Implementing new regulations
Keeping track of the time it takes to implement new regulations and adapt AML compliance processes is a key KPI. With regulation evolving and changes being announced regularly, staying compliant increasingly demands agility from firms. Being able to adjust, change, and pivot processes to stay on top of regulatory changes is key. When new regulations are announced, measure how long it takes your firm to adapt existing systems and align processes with new regulatory guidance.
AML and financial crime FAQs
What is AML compliance?
AML compliance refers to the processes and controls businesses put in place to detect and prevent money laundering and other financial crimes. It includes customer due diligence, transaction monitoring, sanctions screening, and reporting suspicious activity to regulators.

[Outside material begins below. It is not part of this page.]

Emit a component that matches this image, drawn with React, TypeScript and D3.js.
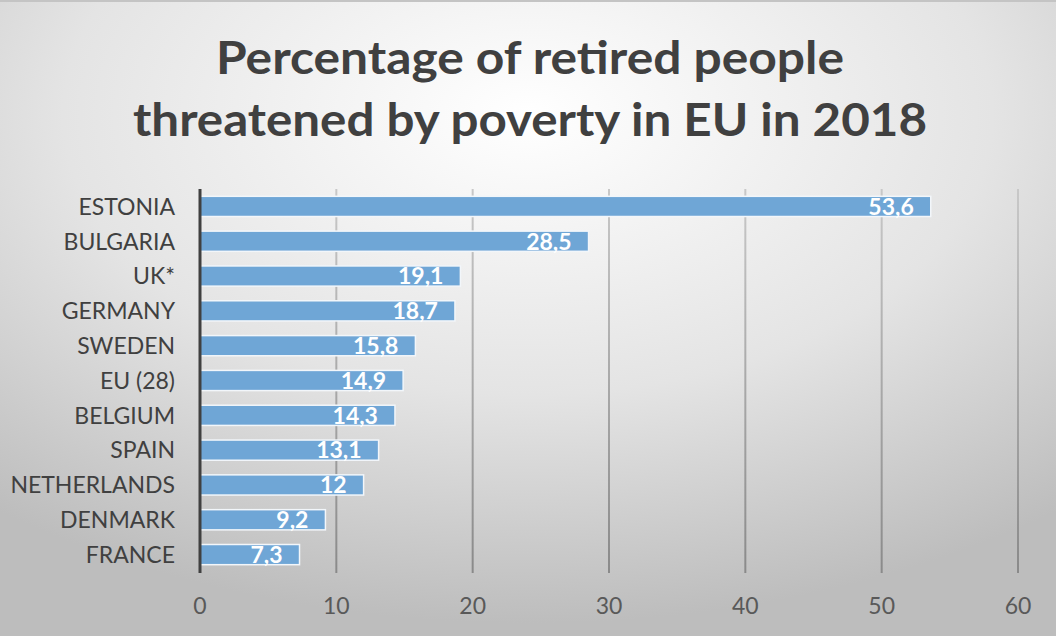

Why is AML compliance important for businesses?
Strong AML practices help businesses avoid financial penalties, regulatory action, and reputational damage. They also play a wider role in protecting financial systems from being used to move or disguise illicit funds.
What is customer due diligence (CDD)?
Customer due diligence is the process of verifying a customer’s identity and assessing their risk level. It involves collecting key information, checking documents, and understanding the source of funds to determine how much scrutiny is required.
What is sanctions screening?
Sanctions screening is the process of checking customers and transactions against official watchlists. These lists include individuals, organisations, and countries that businesses are restricted from dealing with due to legal or regulatory requirements.
How can firms improve their AML processes?
Improving AML processes usually starts with reviewing existing controls and identifying gaps. Many firms invest in better data, automation, and integrated systems to improve accuracy, reduce manual workload, and respond faster to potential risks.